* _GIVEN PROBLEM_
Set down the data below without change, skipping the pictures it holds.
■ ■ ■ ■ ■ ■ ■
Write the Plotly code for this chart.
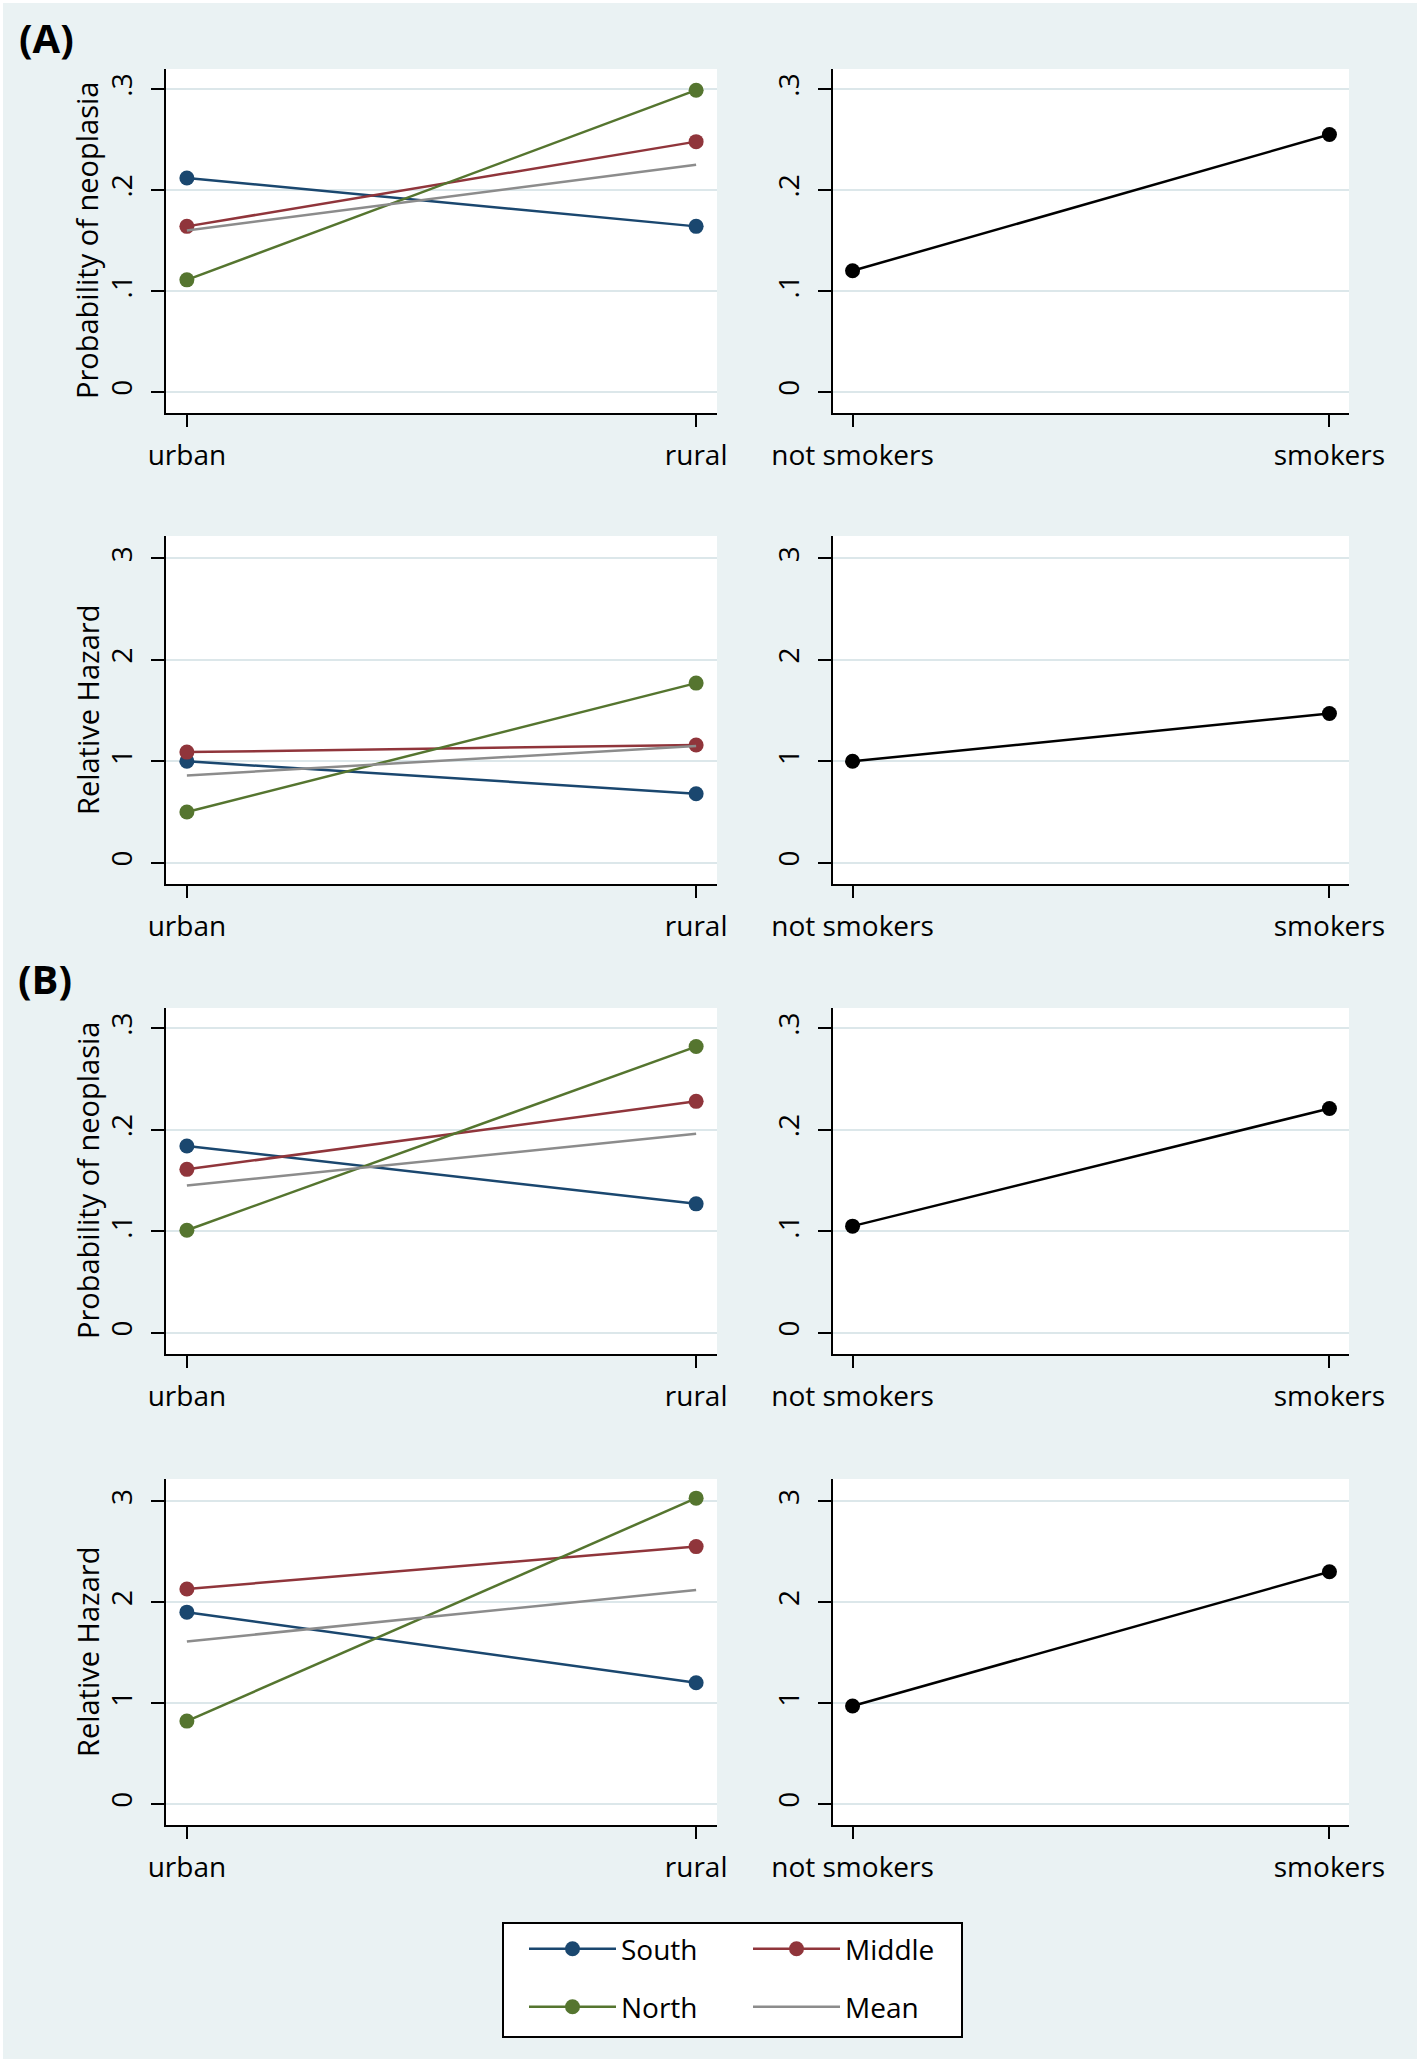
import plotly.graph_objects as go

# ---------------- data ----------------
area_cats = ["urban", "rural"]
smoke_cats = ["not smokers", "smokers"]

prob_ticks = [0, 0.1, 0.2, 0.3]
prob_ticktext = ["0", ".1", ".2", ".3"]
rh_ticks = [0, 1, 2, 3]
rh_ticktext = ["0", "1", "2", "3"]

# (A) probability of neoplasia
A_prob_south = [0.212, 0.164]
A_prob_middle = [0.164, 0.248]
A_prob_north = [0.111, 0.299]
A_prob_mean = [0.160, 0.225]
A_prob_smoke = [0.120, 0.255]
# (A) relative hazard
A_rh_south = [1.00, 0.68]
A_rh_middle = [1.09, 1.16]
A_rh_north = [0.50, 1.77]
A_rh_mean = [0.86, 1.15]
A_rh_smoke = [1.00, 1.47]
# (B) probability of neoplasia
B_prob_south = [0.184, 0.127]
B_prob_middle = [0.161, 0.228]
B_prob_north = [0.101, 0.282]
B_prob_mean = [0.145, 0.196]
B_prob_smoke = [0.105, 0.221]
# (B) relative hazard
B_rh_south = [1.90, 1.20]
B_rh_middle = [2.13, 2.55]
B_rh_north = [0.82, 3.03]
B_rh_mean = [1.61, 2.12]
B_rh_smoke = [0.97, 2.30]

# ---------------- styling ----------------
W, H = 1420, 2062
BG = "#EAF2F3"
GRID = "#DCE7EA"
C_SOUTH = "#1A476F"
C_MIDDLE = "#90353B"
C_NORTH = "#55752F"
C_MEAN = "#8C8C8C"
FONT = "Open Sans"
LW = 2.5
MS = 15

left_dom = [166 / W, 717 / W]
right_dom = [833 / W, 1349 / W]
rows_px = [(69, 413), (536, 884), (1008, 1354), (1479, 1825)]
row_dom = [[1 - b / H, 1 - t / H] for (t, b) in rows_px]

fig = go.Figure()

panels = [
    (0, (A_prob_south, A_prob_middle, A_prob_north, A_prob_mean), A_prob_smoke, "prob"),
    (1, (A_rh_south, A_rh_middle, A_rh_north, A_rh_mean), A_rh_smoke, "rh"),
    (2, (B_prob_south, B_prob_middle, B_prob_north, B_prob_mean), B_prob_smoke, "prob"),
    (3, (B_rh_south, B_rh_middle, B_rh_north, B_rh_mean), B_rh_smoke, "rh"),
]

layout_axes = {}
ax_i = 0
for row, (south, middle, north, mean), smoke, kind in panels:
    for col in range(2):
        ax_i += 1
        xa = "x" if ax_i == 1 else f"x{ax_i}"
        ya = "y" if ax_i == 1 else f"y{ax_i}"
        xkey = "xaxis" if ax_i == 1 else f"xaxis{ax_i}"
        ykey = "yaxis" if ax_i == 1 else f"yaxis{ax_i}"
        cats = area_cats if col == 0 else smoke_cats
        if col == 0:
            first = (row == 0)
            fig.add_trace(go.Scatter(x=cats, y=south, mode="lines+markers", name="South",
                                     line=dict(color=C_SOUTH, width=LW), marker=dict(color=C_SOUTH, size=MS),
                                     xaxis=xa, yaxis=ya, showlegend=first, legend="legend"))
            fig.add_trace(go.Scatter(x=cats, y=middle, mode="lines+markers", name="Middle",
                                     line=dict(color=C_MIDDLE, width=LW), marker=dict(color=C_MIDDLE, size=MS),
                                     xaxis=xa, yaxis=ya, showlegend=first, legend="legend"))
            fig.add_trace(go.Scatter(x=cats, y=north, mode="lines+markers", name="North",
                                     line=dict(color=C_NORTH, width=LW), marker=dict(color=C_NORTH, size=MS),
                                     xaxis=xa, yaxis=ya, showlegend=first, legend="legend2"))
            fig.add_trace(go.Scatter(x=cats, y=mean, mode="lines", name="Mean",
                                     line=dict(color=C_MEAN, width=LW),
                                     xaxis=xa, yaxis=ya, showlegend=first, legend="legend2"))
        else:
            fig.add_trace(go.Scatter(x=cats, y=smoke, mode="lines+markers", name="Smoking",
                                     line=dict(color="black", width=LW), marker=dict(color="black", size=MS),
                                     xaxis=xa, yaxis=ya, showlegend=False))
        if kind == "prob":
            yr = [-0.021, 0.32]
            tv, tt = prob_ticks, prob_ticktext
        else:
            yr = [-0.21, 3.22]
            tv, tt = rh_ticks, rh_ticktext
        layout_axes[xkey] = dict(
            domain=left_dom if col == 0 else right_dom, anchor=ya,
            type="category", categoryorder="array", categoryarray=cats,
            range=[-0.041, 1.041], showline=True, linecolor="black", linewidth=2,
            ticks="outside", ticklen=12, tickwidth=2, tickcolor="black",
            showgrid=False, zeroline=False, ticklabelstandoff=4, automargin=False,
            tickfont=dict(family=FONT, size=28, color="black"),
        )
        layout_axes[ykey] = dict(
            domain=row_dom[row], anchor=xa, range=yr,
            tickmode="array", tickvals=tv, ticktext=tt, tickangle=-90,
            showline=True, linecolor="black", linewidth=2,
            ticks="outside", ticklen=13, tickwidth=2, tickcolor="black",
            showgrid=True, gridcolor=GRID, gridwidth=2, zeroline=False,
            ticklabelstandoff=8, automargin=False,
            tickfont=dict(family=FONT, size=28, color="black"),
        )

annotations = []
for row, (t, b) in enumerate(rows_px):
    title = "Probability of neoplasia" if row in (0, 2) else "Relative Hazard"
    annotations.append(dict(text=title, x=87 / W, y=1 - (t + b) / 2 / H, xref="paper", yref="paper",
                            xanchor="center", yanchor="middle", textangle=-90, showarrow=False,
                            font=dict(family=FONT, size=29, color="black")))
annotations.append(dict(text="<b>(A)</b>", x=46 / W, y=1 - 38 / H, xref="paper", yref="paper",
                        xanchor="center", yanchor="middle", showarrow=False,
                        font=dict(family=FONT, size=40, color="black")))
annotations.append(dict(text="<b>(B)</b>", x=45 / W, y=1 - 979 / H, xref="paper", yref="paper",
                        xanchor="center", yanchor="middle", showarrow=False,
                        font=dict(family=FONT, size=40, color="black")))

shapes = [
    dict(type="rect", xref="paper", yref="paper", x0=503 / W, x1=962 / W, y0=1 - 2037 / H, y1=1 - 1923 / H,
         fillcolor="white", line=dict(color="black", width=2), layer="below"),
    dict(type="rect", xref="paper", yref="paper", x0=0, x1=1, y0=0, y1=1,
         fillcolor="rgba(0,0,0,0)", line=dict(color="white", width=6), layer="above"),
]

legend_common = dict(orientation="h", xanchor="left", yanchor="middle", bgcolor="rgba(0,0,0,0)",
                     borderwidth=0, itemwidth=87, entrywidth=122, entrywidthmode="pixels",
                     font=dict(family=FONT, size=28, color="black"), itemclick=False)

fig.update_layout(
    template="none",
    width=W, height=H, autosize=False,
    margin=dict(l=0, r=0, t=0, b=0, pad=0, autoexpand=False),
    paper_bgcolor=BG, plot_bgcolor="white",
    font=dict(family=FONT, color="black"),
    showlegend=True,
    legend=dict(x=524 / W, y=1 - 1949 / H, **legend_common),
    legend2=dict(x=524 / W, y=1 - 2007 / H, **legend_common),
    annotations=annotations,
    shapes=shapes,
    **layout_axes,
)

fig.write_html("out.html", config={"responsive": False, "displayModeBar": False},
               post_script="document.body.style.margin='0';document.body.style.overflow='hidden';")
■ ■ ■ ■ ■ ■ ■
* _TASK ANSWER_
Write the Plotly code for this chart.
import plotly.graph_objects as go

# ---------------- data ----------------
area_cats = ["urban", "rural"]
smoke_cats = ["not smokers", "smokers"]

prob_ticks = [0, 0.1, 0.2, 0.3]
prob_ticktext = ["0", ".1", ".2", ".3"]
rh_ticks = [0, 1, 2, 3]
rh_ticktext = ["0", "1", "2", "3"]

# (A) probability of neoplasia
A_prob_south = [0.212, 0.164]
A_prob_middle = [0.164, 0.248]
A_prob_north = [0.111, 0.299]
A_prob_mean = [0.160, 0.225]
A_prob_smoke = [0.120, 0.255]
# (A) relative hazard
A_rh_south = [1.00, 0.68]
A_rh_middle = [1.09, 1.16]
A_rh_north = [0.50, 1.77]
A_rh_mean = [0.86, 1.15]
A_rh_smoke = [1.00, 1.47]
# (B) probability of neoplasia
B_prob_south = [0.184, 0.127]
B_prob_middle = [0.161, 0.228]
B_prob_north = [0.101, 0.282]
B_prob_mean = [0.145, 0.196]
B_prob_smoke = [0.105, 0.221]
# (B) relative hazard
B_rh_south = [1.90, 1.20]
B_rh_middle = [2.13, 2.55]
B_rh_north = [0.82, 3.03]
B_rh_mean = [1.61, 2.12]
B_rh_smoke = [0.97, 2.30]

# ---------------- styling ----------------
W, H = 1420, 2062
BG = "#EAF2F3"
GRID = "#DCE7EA"
C_SOUTH = "#1A476F"
C_MIDDLE = "#90353B"
C_NORTH = "#55752F"
C_MEAN = "#8C8C8C"
FONT = "Open Sans"
LW = 2.5
MS = 15

left_dom = [166 / W, 717 / W]
right_dom = [833 / W, 1349 / W]
rows_px = [(69, 413), (536, 884), (1008, 1354), (1479, 1825)]
row_dom = [[1 - b / H, 1 - t / H] for (t, b) in rows_px]

fig = go.Figure()

panels = [
    (0, (A_prob_south, A_prob_middle, A_prob_north, A_prob_mean), A_prob_smoke, "prob"),
    (1, (A_rh_south, A_rh_middle, A_rh_north, A_rh_mean), A_rh_smoke, "rh"),
    (2, (B_prob_south, B_prob_middle, B_prob_north, B_prob_mean), B_prob_smoke, "prob"),
    (3, (B_rh_south, B_rh_middle, B_rh_north, B_rh_mean), B_rh_smoke, "rh"),
]

layout_axes = {}
ax_i = 0
for row, (south, middle, north, mean), smoke, kind in panels:
    for col in range(2):
        ax_i += 1
        xa = "x" if ax_i == 1 else f"x{ax_i}"
        ya = "y" if ax_i == 1 else f"y{ax_i}"
        xkey = "xaxis" if ax_i == 1 else f"xaxis{ax_i}"
        ykey = "yaxis" if ax_i == 1 else f"yaxis{ax_i}"
        cats = area_cats if col == 0 else smoke_cats
        if col == 0:
            first = (row == 0)
            fig.add_trace(go.Scatter(x=cats, y=south, mode="lines+markers", name="South",
                                     line=dict(color=C_SOUTH, width=LW), marker=dict(color=C_SOUTH, size=MS),
                                     xaxis=xa, yaxis=ya, showlegend=first, legend="legend"))
            fig.add_trace(go.Scatter(x=cats, y=middle, mode="lines+markers", name="Middle",
                                     line=dict(color=C_MIDDLE, width=LW), marker=dict(color=C_MIDDLE, size=MS),
                                     xaxis=xa, yaxis=ya, showlegend=first, legend="legend"))
            fig.add_trace(go.Scatter(x=cats, y=north, mode="lines+markers", name="North",
                                     line=dict(color=C_NORTH, width=LW), marker=dict(color=C_NORTH, size=MS),
                                     xaxis=xa, yaxis=ya, showlegend=first, legend="legend2"))
            fig.add_trace(go.Scatter(x=cats, y=mean, mode="lines", name="Mean",
                                     line=dict(color=C_MEAN, width=LW),
                                     xaxis=xa, yaxis=ya, showlegend=first, legend="legend2"))
        else:
            fig.add_trace(go.Scatter(x=cats, y=smoke, mode="lines+markers", name="Smoking",
                                     line=dict(color="black", width=LW), marker=dict(color="black", size=MS),
                                     xaxis=xa, yaxis=ya, showlegend=False))
        if kind == "prob":
            yr = [-0.021, 0.32]
            tv, tt = prob_ticks, prob_ticktext
        else:
            yr = [-0.21, 3.22]
            tv, tt = rh_ticks, rh_ticktext
        layout_axes[xkey] = dict(
            domain=left_dom if col == 0 else right_dom, anchor=ya,
            type="category", categoryorder="array", categoryarray=cats,
            range=[-0.041, 1.041], showline=True, linecolor="black", linewidth=2,
            ticks="outside", ticklen=12, tickwidth=2, tickcolor="black",
            showgrid=False, zeroline=False, ticklabelstandoff=4, automargin=False,
            tickfont=dict(family=FONT, size=28, color="black"),
        )
        layout_axes[ykey] = dict(
            domain=row_dom[row], anchor=xa, range=yr,
            tickmode="array", tickvals=tv, ticktext=tt, tickangle=-90,
            showline=True, linecolor="black", linewidth=2,
            ticks="outside", ticklen=13, tickwidth=2, tickcolor="black",
            showgrid=True, gridcolor=GRID, gridwidth=2, zeroline=False,
            ticklabelstandoff=8, automargin=False,
            tickfont=dict(family=FONT, size=28, color="black"),
        )

annotations = []
for row, (t, b) in enumerate(rows_px):
    title = "Probability of neoplasia" if row in (0, 2) else "Relative Hazard"
    annotations.append(dict(text=title, x=87 / W, y=1 - (t + b) / 2 / H, xref="paper", yref="paper",
                            xanchor="center", yanchor="middle", textangle=-90, showarrow=False,
                            font=dict(family=FONT, size=29, color="black")))
annotations.append(dict(text="<b>(A)</b>", x=46 / W, y=1 - 38 / H, xref="paper", yref="paper",
                        xanchor="center", yanchor="middle", showarrow=False,
                        font=dict(family=FONT, size=40, color="black")))
annotations.append(dict(text="<b>(B)</b>", x=45 / W, y=1 - 979 / H, xref="paper", yref="paper",
                        xanchor="center", yanchor="middle", showarrow=False,
                        font=dict(family=FONT, size=40, color="black")))

shapes = [
    dict(type="rect", xref="paper", yref="paper", x0=503 / W, x1=962 / W, y0=1 - 2037 / H, y1=1 - 1923 / H,
         fillcolor="white", line=dict(color="black", width=2), layer="below"),
    dict(type="rect", xref="paper", yref="paper", x0=0, x1=1, y0=0, y1=1,
         fillcolor="rgba(0,0,0,0)", line=dict(color="white", width=6), layer="above"),
]

legend_common = dict(orientation="h", xanchor="left", yanchor="middle", bgcolor="rgba(0,0,0,0)",
                     borderwidth=0, itemwidth=87, entrywidth=122, entrywidthmode="pixels",
                     font=dict(family=FONT, size=28, color="black"), itemclick=False)

fig.update_layout(
    template="none",
    width=W, height=H, autosize=False,
    margin=dict(l=0, r=0, t=0, b=0, pad=0, autoexpand=False),
    paper_bgcolor=BG, plot_bgcolor="white",
    font=dict(family=FONT, color="black"),
    showlegend=True,
    legend=dict(x=524 / W, y=1 - 1949 / H, **legend_common),
    legend2=dict(x=524 / W, y=1 - 2007 / H, **legend_common),
    annotations=annotations,
    shapes=shapes,
    **layout_axes,
)

fig.write_html("out.html", config={"responsive": False, "displayModeBar": False},
               post_script="document.body.style.margin='0';document.body.style.overflow='hidden';")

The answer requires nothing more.